May 5th, 2014 // 2:26 pm @

The most recent Food and Drug Administration proposed regulations affecting e-cigarettes raise serious policy and civil liberties questions about the role of government when it attempts to address a societal problem such as smoking.

The F.D.A. should not overstep its authority and encroach on the principles and values of freedom and liberty that are the cornerstones of America. In the regulations, the F.D.A. states that we “do not currently have sufficient data about e-cigarettes and similar products to determine what effects they have on the public health.” In a 2010 federal lawsuit that raised the issue of the F.D.A.’s authority over e-cigarettes, the D.C. Court of Appeals remarked that “regarding harm to third parties and to the public interest, the district court observed that the F.D.A. had cited no evidence to show electronic cigarettes harmed anyone.”

The F.D.A. should recognize that e-cigarettes are not the same as traditional cigarettes, and that a different approach needs to be developed.

In the absence of scientific evidence that e-cigarettes are harmful, the F.D.A. must tread lightly.
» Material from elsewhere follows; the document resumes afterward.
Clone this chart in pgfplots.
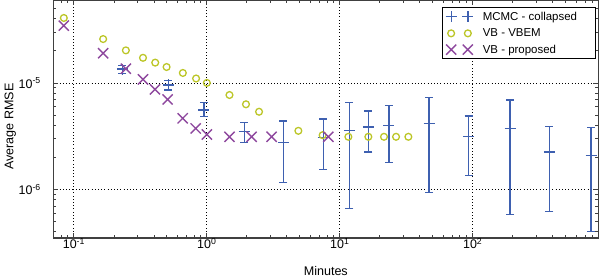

At this point, the F.D.A. should educate and inform the public. It must respect people’s ability to figure out what is in their best interests. Then, gather and study the emerging data in order to determine whether electronic cigarettes are harmful. If the evidence confirms harm, then the F.D.A. would have a basis for rules similar to New York City’s recently enacted ban on e-cigarettes in public places. The F.D.A. should recognize that e-cigarettes are not the same as traditional cigarettes, and that a different approach needs to be developed.

Presently there are no serious industry objections to displaying health warnings such as: “This product contains nicotine derived from tobacco. Nicotine is an addictive chemical.” There is also disclosure of ingredients in e-cigarettes and most state legislatures and sellers agree on making 18 the minimum age of purchase. However, without sufficient data indicating that e-cigarettes are harmful, the F.D.A. should not advocate media restrictions applied to tobacco products. That would run afoul of the First Amendment.